WHAT NEEDS TO BE DONE: Strip the pictures and reproduce the rest of the listing exactly.

___ DATA EXCERPT ___

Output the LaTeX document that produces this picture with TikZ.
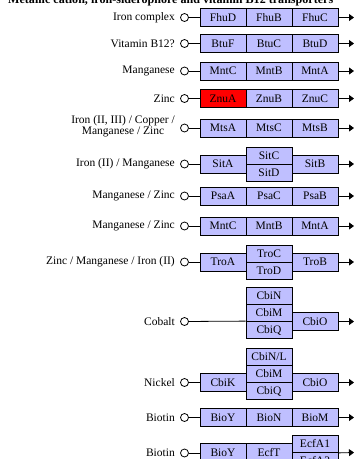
\documentclass[tikz,border=0pt]{standalone}
\usepackage{fontspec}
\setmainfont{Liberation Serif}
\usetikzlibrary{arrows.meta}
\definecolor{kegg}{HTML}{BFBFFF}
\definecolor{hit}{HTML}{FF0000}
\newcommand{\labfont}{\fontsize{11.5}{11}\selectfont}
\tikzset{
  gene/.style={draw, fill=kegg, minimum width=46pt, minimum height=18pt, inner sep=0pt, font=\labfont, line width=0.8pt},
  half/.style={gene, minimum height=17pt},
  cpd/.style={circle, draw, fill=white, minimum size=8pt, inner sep=0pt, line width=0.8pt},
  lab/.style={anchor=east, align=center, font=\labfont, inner sep=0pt},
  link/.style={line width=0.8pt},
  outarrow/.style={link, -{Triangle[width=7pt,length=5pt]}}
}
\begin{document}
\begin{tikzpicture}[x=1pt,y=-1pt]
\useasboundingbox (0,0) rectangle (355,459);
\clip (0,0) rectangle (355,459);
\fill[white] (0,0) rectangle (355,459);
% clipped heading
\node[anchor=base west, inner sep=0pt, font=\fontsize{12}{12}\selectfont\bfseries] (title) at (8,3.3)
  {\resizebox{325pt}{\height}{Metallic cation, iron-siderophore and vitamin B12 transporters}};

% row 1
\node[lab] (l1) at (175,17.5) {Iron complex};
\node[cpd] (c1) at (184.5,17.5) {};
\node[gene] (fhuD) at (223,17.5) {FhuD};
\node[gene] (fhuB) at (269,17.5) {FhuB};
\node[gene] (fhuC) at (315,17.5) {FhuC};
\coordinate (e1) at (354,17.5);
\draw[link] (c1) -- (fhuD);
\draw[outarrow] (fhuC) -- (e1);

% row 2
\node[lab] (l2) at (175,43.5) {Vitamin B12?};
\node[cpd] (c2) at (184.5,43.5) {};
\node[gene] (btuF) at (223,43.5) {BtuF};
\node[gene] (btuC) at (269,43.5) {BtuC};
\node[gene] (btuD) at (315,43.5) {BtuD};
\coordinate (e2) at (354,43.5);
\draw[link] (c2) -- (btuF);
\draw[outarrow] (btuD) -- (e2);

% row 3
\node[lab] (l3) at (175,71) {Manganese};
\node[cpd] (c3) at (184.5,71) {};
\node[gene] (mntC1) at (223,71) {MntC};
\node[gene] (mntB1) at (269,71) {MntB};
\node[gene] (mntA1) at (315,71) {MntA};
\coordinate (e3) at (354,71);
\draw[link] (c3) -- (mntC1);
\draw[outarrow] (mntA1) -- (e3);

% row 4
\node[lab] (l4) at (175,98.5) {Zinc};
\node[cpd] (c4) at (184.5,98.5) {};
\node[gene, fill=hit] (znuA) at (223,98.5) {ZnuA};
\node[gene] (znuB) at (269,98.5) {ZnuB};
\node[gene] (znuC) at (315,98.5) {ZnuC};
\coordinate (e4) at (354,98.5);
\draw[link] (c4) -- (znuA);
\draw[outarrow] (znuC) -- (e4);

% row 5
\node[lab] (l5) at (175,126) {Iron (II, III) / Copper /\\Manganese / Zinc};
\node[cpd] (c5) at (184.5,128) {};
\node[gene] (mtsA) at (223,128) {MtsA};
\node[gene] (mtsC) at (269,128) {MtsC};
\node[gene] (mtsB) at (315,128) {MtsB};
\coordinate (e5) at (354,128);
\draw[link] (c5) -- (mtsA);
\draw[outarrow] (mtsB) -- (e5);

% row 6
\node[lab] (l6) at (175,164) {Iron (II) / Manganese};
\node[cpd] (c6) at (184.5,164) {};
\node[gene] (sitA) at (223,164) {SitA};
\node[half] (sitC) at (269,155.5) {SitC};
\node[half] (sitD) at (269,172.5) {SitD};
\node[gene] (sitB) at (315,164) {SitB};
\coordinate (e6) at (354,164);
\draw[link] (c6) -- (sitA);
\draw[outarrow] (sitB) -- (e6);

% row 7
\node[lab] (l7) at (175,196) {Manganese / Zinc};
\node[cpd] (c7) at (184.5,196) {};
\node[gene] (psaA) at (223,196) {PsaA};
\node[gene] (psaC) at (269,196) {PsaC};
\node[gene] (psaB) at (315,196) {PsaB};
\coordinate (e7) at (354,196);
\draw[link] (c7) -- (psaA);
\draw[outarrow] (psaB) -- (e7);

% row 8
\node[lab] (l8) at (175,226) {Manganese / Zinc};
\node[cpd] (c8) at (184.5,226) {};
\node[gene] (mntC2) at (223,226) {MntC};
\node[gene] (mntB2) at (269,226) {MntB};
\node[gene] (mntA2) at (315,226) {MntA};
\coordinate (e8) at (354,226);
\draw[link] (c8) -- (mntC2);
\draw[outarrow] (mntA2) -- (e8);

% row 9
\node[lab] (l9) at (175,262) {Zinc / Manganese / Iron (II)};
\node[cpd] (c9) at (184.5,262) {};
\node[gene] (troA) at (223,262) {TroA};
\node[half] (troC) at (269,253.5) {TroC};
\node[half] (troD) at (269,270.5) {TroD};
\node[gene] (troB) at (315,262) {TroB};
\coordinate (e9) at (354,262);
\draw[link] (c9) -- (troA);
\draw[outarrow] (troB) -- (e9);

% row 10
\node[lab] (l10) at (175,321.5) {Cobalt};
\node[cpd] (c10) at (184.5,321.5) {};
\node[half] (cbiN1) at (269,296) {CbiN};
\node[half] (cbiM1) at (269,313) {CbiM};
\node[half] (cbiQ1) at (269,330) {CbiQ};
\node[gene] (cbiO1) at (315,321.5) {CbiO};
\coordinate (e10) at (354,321.5);
\draw[link] (c10) -- (cbiQ1.north west);
\draw[outarrow] (cbiO1) -- (e10);

% row 11
\node[lab] (l11) at (175,382.5) {Nickel};
\node[cpd] (c11) at (184.5,382.5) {};
\node[gene] (cbiK) at (223,382.5) {CbiK};
\node[half] (cbiNL) at (269,357) {CbiN/L};
\node[half] (cbiM2) at (269,374) {CbiM};
\node[half] (cbiQ2) at (269,391) {CbiQ};
\node[gene] (cbiO2) at (315,382.5) {CbiO};
\coordinate (e11) at (354,382.5);
\draw[link] (c11) -- (cbiK);
\draw[outarrow] (cbiO2) -- (e11);

% row 12
\node[lab] (l12) at (175,417.5) {Biotin};
\node[cpd] (c12) at (184.5,417.5) {};
\node[gene] (bioY1) at (223,417.5) {BioY};
\node[gene] (bioN) at (269,417.5) {BioN};
\node[gene] (bioM) at (315,417.5) {BioM};
\coordinate (e12) at (354,417.5);
\draw[link] (c12) -- (bioY1);
\draw[outarrow] (bioM) -- (e12);

% row 13
\node[lab] (l13) at (175,453) {Biotin};
\node[cpd] (c13) at (184.5,453) {};
\node[gene, minimum height=20pt] (bioY2) at (223,453) {BioY};
\node[gene, minimum height=20pt] (ecfT) at (269,453) {EcfT};
\node[half] (ecfA1) at (315,444) {EcfA1};
\node[half] (ecfA2) at (315,461) {EcfA2};
\coordinate (e13) at (354,452.5);
\draw[link] (c13) -- (bioY2);
\draw[outarrow] (ecfA1.south east) -- (e13);
\end{tikzpicture}
\end{document}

___

ANSWER FOR THIS EXERCISE:
Output the LaTeX document that produces this picture with TikZ.
\documentclass[tikz,border=0pt]{standalone}
\usepackage{fontspec}
\setmainfont{Liberation Serif}
\usetikzlibrary{arrows.meta}
\definecolor{kegg}{HTML}{BFBFFF}
\definecolor{hit}{HTML}{FF0000}
\newcommand{\labfont}{\fontsize{11.5}{11}\selectfont}
\tikzset{
  gene/.style={draw, fill=kegg, minimum width=46pt, minimum height=18pt, inner sep=0pt, font=\labfont, line width=0.8pt},
  half/.style={gene, minimum height=17pt},
  cpd/.style={circle, draw, fill=white, minimum size=8pt, inner sep=0pt, line width=0.8pt},
  lab/.style={anchor=east, align=center, font=\labfont, inner sep=0pt},
  link/.style={line width=0.8pt},
  outarrow/.style={link, -{Triangle[width=7pt,length=5pt]}}
}
\begin{document}
\begin{tikzpicture}[x=1pt,y=-1pt]
\useasboundingbox (0,0) rectangle (355,459);
\clip (0,0) rectangle (355,459);
\fill[white] (0,0) rectangle (355,459);
% clipped heading
\node[anchor=base west, inner sep=0pt, font=\fontsize{12}{12}\selectfont\bfseries] (title) at (8,3.3)
  {\resizebox{325pt}{\height}{Metallic cation, iron-siderophore and vitamin B12 transporters}};

% row 1
\node[lab] (l1) at (175,17.5) {Iron complex};
\node[cpd] (c1) at (184.5,17.5) {};
\node[gene] (fhuD) at (223,17.5) {FhuD};
\node[gene] (fhuB) at (269,17.5) {FhuB};
\node[gene] (fhuC) at (315,17.5) {FhuC};
\coordinate (e1) at (354,17.5);
\draw[link] (c1) -- (fhuD);
\draw[outarrow] (fhuC) -- (e1);

% row 2
\node[lab] (l2) at (175,43.5) {Vitamin B12?};
\node[cpd] (c2) at (184.5,43.5) {};
\node[gene] (btuF) at (223,43.5) {BtuF};
\node[gene] (btuC) at (269,43.5) {BtuC};
\node[gene] (btuD) at (315,43.5) {BtuD};
\coordinate (e2) at (354,43.5);
\draw[link] (c2) -- (btuF);
\draw[outarrow] (btuD) -- (e2);

% row 3
\node[lab] (l3) at (175,71) {Manganese};
\node[cpd] (c3) at (184.5,71) {};
\node[gene] (mntC1) at (223,71) {MntC};
\node[gene] (mntB1) at (269,71) {MntB};
\node[gene] (mntA1) at (315,71) {MntA};
\coordinate (e3) at (354,71);
\draw[link] (c3) -- (mntC1);
\draw[outarrow] (mntA1) -- (e3);

% row 4
\node[lab] (l4) at (175,98.5) {Zinc};
\node[cpd] (c4) at (184.5,98.5) {};
\node[gene, fill=hit] (znuA) at (223,98.5) {ZnuA};
\node[gene] (znuB) at (269,98.5) {ZnuB};
\node[gene] (znuC) at (315,98.5) {ZnuC};
\coordinate (e4) at (354,98.5);
\draw[link] (c4) -- (znuA);
\draw[outarrow] (znuC) -- (e4);

% row 5
\node[lab] (l5) at (175,126) {Iron (II, III) / Copper /\\Manganese / Zinc};
\node[cpd] (c5) at (184.5,128) {};
\node[gene] (mtsA) at (223,128) {MtsA};
\node[gene] (mtsC) at (269,128) {MtsC};
\node[gene] (mtsB) at (315,128) {MtsB};
\coordinate (e5) at (354,128);
\draw[link] (c5) -- (mtsA);
\draw[outarrow] (mtsB) -- (e5);

% row 6
\node[lab] (l6) at (175,164) {Iron (II) / Manganese};
\node[cpd] (c6) at (184.5,164) {};
\node[gene] (sitA) at (223,164) {SitA};
\node[half] (sitC) at (269,155.5) {SitC};
\node[half] (sitD) at (269,172.5) {SitD};
\node[gene] (sitB) at (315,164) {SitB};
\coordinate (e6) at (354,164);
\draw[link] (c6) -- (sitA);
\draw[outarrow] (sitB) -- (e6);

% row 7
\node[lab] (l7) at (175,196) {Manganese / Zinc};
\node[cpd] (c7) at (184.5,196) {};
\node[gene] (psaA) at (223,196) {PsaA};
\node[gene] (psaC) at (269,196) {PsaC};
\node[gene] (psaB) at (315,196) {PsaB};
\coordinate (e7) at (354,196);
\draw[link] (c7) -- (psaA);
\draw[outarrow] (psaB) -- (e7);

% row 8
\node[lab] (l8) at (175,226) {Manganese / Zinc};
\node[cpd] (c8) at (184.5,226) {};
\node[gene] (mntC2) at (223,226) {MntC};
\node[gene] (mntB2) at (269,226) {MntB};
\node[gene] (mntA2) at (315,226) {MntA};
\coordinate (e8) at (354,226);
\draw[link] (c8) -- (mntC2);
\draw[outarrow] (mntA2) -- (e8);

% row 9
\node[lab] (l9) at (175,262) {Zinc / Manganese / Iron (II)};
\node[cpd] (c9) at (184.5,262) {};
\node[gene] (troA) at (223,262) {TroA};
\node[half] (troC) at (269,253.5) {TroC};
\node[half] (troD) at (269,270.5) {TroD};
\node[gene] (troB) at (315,262) {TroB};
\coordinate (e9) at (354,262);
\draw[link] (c9) -- (troA);
\draw[outarrow] (troB) -- (e9);

% row 10
\node[lab] (l10) at (175,321.5) {Cobalt};
\node[cpd] (c10) at (184.5,321.5) {};
\node[half] (cbiN1) at (269,296) {CbiN};
\node[half] (cbiM1) at (269,313) {CbiM};
\node[half] (cbiQ1) at (269,330) {CbiQ};
\node[gene] (cbiO1) at (315,321.5) {CbiO};
\coordinate (e10) at (354,321.5);
\draw[link] (c10) -- (cbiQ1.north west);
\draw[outarrow] (cbiO1) -- (e10);

% row 11
\node[lab] (l11) at (175,382.5) {Nickel};
\node[cpd] (c11) at (184.5,382.5) {};
\node[gene] (cbiK) at (223,382.5) {CbiK};
\node[half] (cbiNL) at (269,357) {CbiN/L};
\node[half] (cbiM2) at (269,374) {CbiM};
\node[half] (cbiQ2) at (269,391) {CbiQ};
\node[gene] (cbiO2) at (315,382.5) {CbiO};
\coordinate (e11) at (354,382.5);
\draw[link] (c11) -- (cbiK);
\draw[outarrow] (cbiO2) -- (e11);

% row 12
\node[lab] (l12) at (175,417.5) {Biotin};
\node[cpd] (c12) at (184.5,417.5) {};
\node[gene] (bioY1) at (223,417.5) {BioY};
\node[gene] (bioN) at (269,417.5) {BioN};
\node[gene] (bioM) at (315,417.5) {BioM};
\coordinate (e12) at (354,417.5);
\draw[link] (c12) -- (bioY1);
\draw[outarrow] (bioM) -- (e12);

% row 13
\node[lab] (l13) at (175,453) {Biotin};
\node[cpd] (c13) at (184.5,453) {};
\node[gene, minimum height=20pt] (bioY2) at (223,453) {BioY};
\node[gene, minimum height=20pt] (ecfT) at (269,453) {EcfT};
\node[half] (ecfA1) at (315,444) {EcfA1};
\node[half] (ecfA2) at (315,461) {EcfA2};
\coordinate (e13) at (354,452.5);
\draw[link] (c13) -- (bioY2);
\draw[outarrow] (ecfA1.south east) -- (e13);
\end{tikzpicture}
\end{document}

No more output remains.